Wilson is only one environmental reporter who has riled sacred cows. David Mitchell, managing editor of the New Mexican, was dismissed after the paper ran an expose of nuclear contamination at Los Alamos laboratories (Extra!, 11-12/91). The Montana Missoulan took Richard Manning off the environmental beat after timber companies criticized his series on timber clearcutting. The series won an award for investigative journalism, but Manning left the paper to write Last Stand: Logging, Journalism and the Case for Humility (Peregrine Smith Books).

One reason smaller papers are vulnerable to pressure on environmental issues is that the area they report on is often dependent on one or two key industries. "Newspapers...are loath to criticize the heart of the local economy," Manning argues (E Magazine, 3-4/92).

But it isn't only journalists at little papers who have to be careful: Phil Shabecoff, who covered the environment for the New York Times for 14 years, left the paper after being switched to the IRS beat. "I was told my coverage was considered pro-environment, whatever that means," Shabecoff told the Washington Post (5/6/91). The only example the Times gave him of what he was doing wrong: He used the word "slaughter" to describe the mass killing of dolphins.

--FAIR

SIDEBAR: The TV Spectrum: Capitalism Boosters vs. Volcano Opponents

On a Feb. 4 segment about the environment, Nightline asked whether "this country can afford to save the world at all costs." Continuing a tradition featuring right-wing ideologues as experts on scientific questions (remember Jerry Falwell, brain scientist?), the show featured talkshow host Rush Limbaugh, who argued that volcanoes do more harm to the ozone layer than chlorofluorocarbons. Balancing Limbaugh was Sen. Al Gore, who argued that the answer to ecological problems was more "capitalism." In an introduction to the show, Nightline presented the Bush administration as "caught in the middle" between these two extremes, as an Interior Department spokesperson stated that "growth and development and environmental protection have to come together."

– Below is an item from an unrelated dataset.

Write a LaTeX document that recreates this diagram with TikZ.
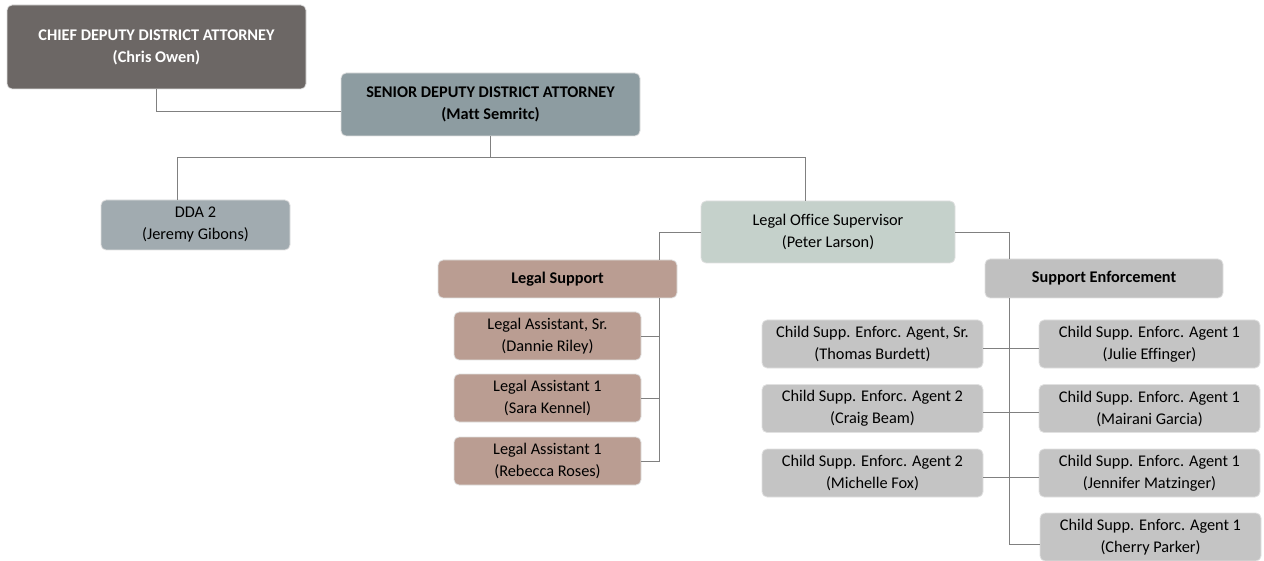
\documentclass[tikz,border=0pt]{standalone}
\usepackage{fontspec}
\setmainfont{Carlito}[Ligatures=NoCommon]
\definecolor{chiefc}{RGB}{108,103,101}
\definecolor{seniorc}{RGB}{141,156,161}
\definecolor{ddac}{RGB}{161,171,176}
\definecolor{losc}{RGB}{197,209,203}
\definecolor{legalc}{RGB}{186,157,146}
\definecolor{sec}{RGB}{192,192,192}
\definecolor{agentc}{RGB}{196,196,196}
\definecolor{linec}{RGB}{128,128,128}
\definecolor{edgec}{RGB}{225,225,225}
\begin{document}
\begin{tikzpicture}[x=1pt,y=-1pt,
  box/.style={rectangle, rounded corners=5pt, draw=edgec, line width=0.8pt,
    align=center, inner sep=0pt, font=\fontsize{16.3}{22}\selectfont},
  bbox/.style={box, font=\fontsize{16.3}{22}\selectfont\bfseries},
  conn/.style={draw=linec, line width=0.9pt}]
\useasboundingbox (0,0) rectangle (1264,561);
% nodes
\node[bbox, fill=chiefc, text=white, minimum width=299pt, minimum height=84pt] (chief) at (156.5,47) {CHIEF DEPUTY DISTRICT ATTORNEY\\(Chris Owen)};
\node[bbox, fill=seniorc, minimum width=299pt, minimum height=63pt] (senior) at (490.5,104.5) {SENIOR DEPUTY DISTRICT ATTORNEY\\(Matt Semritc)};
\node[box, fill=ddac, minimum width=189pt, minimum height=50pt] (dda) at (195.5,225) {DDA 2\\(Jeremy Gibons)};
\node[box, fill=losc, minimum width=254pt, minimum height=62pt] (los) at (828,232) {Legal Office Supervisor\\(Peter Larson)};
\node[bbox, fill=legalc, minimum width=239pt, minimum height=38pt] (legal) at (557.5,279) {Legal Support};
\node[box, fill=legalc, minimum width=187pt, minimum height=48pt] (la1) at (547.5,336) {Legal Assistant, Sr.\\(Dannie Riley)};
\node[box, fill=legalc, minimum width=187pt, minimum height=48pt] (la2) at (547.5,398) {Legal Assistant 1\\(Sara Kennel)};
\node[box, fill=legalc, minimum width=187pt, minimum height=48pt] (la3) at (547.5,461) {Legal Assistant 1\\(Rebecca Roses)};
\node[bbox, fill=sec, minimum width=238pt, minimum height=39pt] (se) at (1104,278.5) {Support Enforcement};
\node[box, fill=agentc, minimum width=221pt, minimum height=48pt] (a1) at (872.5,344) {Child Supp. Enforc. Agent, Sr.\\(Thomas Burdett)};
\node[box, fill=agentc, minimum width=221pt, minimum height=48pt] (a2) at (872.5,408.5) {Child Supp. Enforc. Agent 2\\(Craig Beam)};
\node[box, fill=agentc, minimum width=221pt, minimum height=48pt] (a3) at (872.5,473) {Child Supp. Enforc. Agent 2\\(Michelle Fox)};
\node[box, fill=agentc, minimum width=221pt, minimum height=48pt] (b1) at (1149.5,344) {Child Supp. Enforc. Agent 1\\(Julie Effinger)};
\node[box, fill=agentc, minimum width=221pt, minimum height=48pt] (b2) at (1149.5,408.5) {Child Supp. Enforc. Agent 1\\(Mairani Garcia)};
\node[box, fill=agentc, minimum width=221pt, minimum height=48pt] (b3) at (1149.5,473) {Child Supp. Enforc. Agent 1\\(Jennifer Matzinger)};
\node[box, fill=agentc, minimum width=221pt, minimum height=48pt] (b4) at (1150.5,537) {Child Supp. Enforc. Agent 1\\(Cherry Parker)};
% junctions
\coordinate (j1) at (177,157);
\coordinate (j2) at (805,157);
\coordinate (lv) at (659,232);
\coordinate (sv) at (1009,544);
% connectors
\draw[conn] (chief.south) |- ([yshift=-7pt]senior.west);
\draw[conn] (senior.south) -- (senior.south |- j1);
\draw[conn] (j1 |- dda.north) -- (j1) -- (j2) -- (j2 |- los.north);
\draw[conn] (los.west) -| (lv |- legal.north);
\draw[conn] (lv |- legal.south) -- (lv |- la3.east) -- (la3.east);
\draw[conn] (la1.east) -- (lv |- la1.east);
\draw[conn] (la2.east) -- (lv |- la2.east);
\draw[conn] (los.east) -| (sv |- se.north);
\draw[conn] (sv |- se.south) -- (sv) -- (sv -| b4.west);
\draw[conn] ([yshift=-4pt]a1.east) -- ([yshift=-4pt]b1.west);
\draw[conn] ([yshift=-4pt]a2.east) -- ([yshift=-4pt]b2.west);
\draw[conn] ([yshift=-4pt]a3.east) -- ([yshift=-4pt]b3.west);
\end{tikzpicture}
\end{document}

These sort of match-ups are common on television discussion shows. The MacNeil/Lehrer NewsHour managed to do seven segments on the Exxon Valdez oil spill without including a single guest from an environmental organization (Extra!, Winter '90). Instead, one program (3/30/89) featured Exxon chair Lawrence Rawl and Alaska Gov. Steve Cowper, who had little disagreement with Rawl: "The chairman of the board of Exxon, I think, has been too heavy on his own company.... Obviously Exxon's skipper caused this accident, but after it took place, I think that Exxon did a good job under the circumstances. I really do."

In all MacNeil/Lehrer's discussion segments on the environment for a six-month period, only one of 17 experts represented an environmental group. Most were government or corporate officials.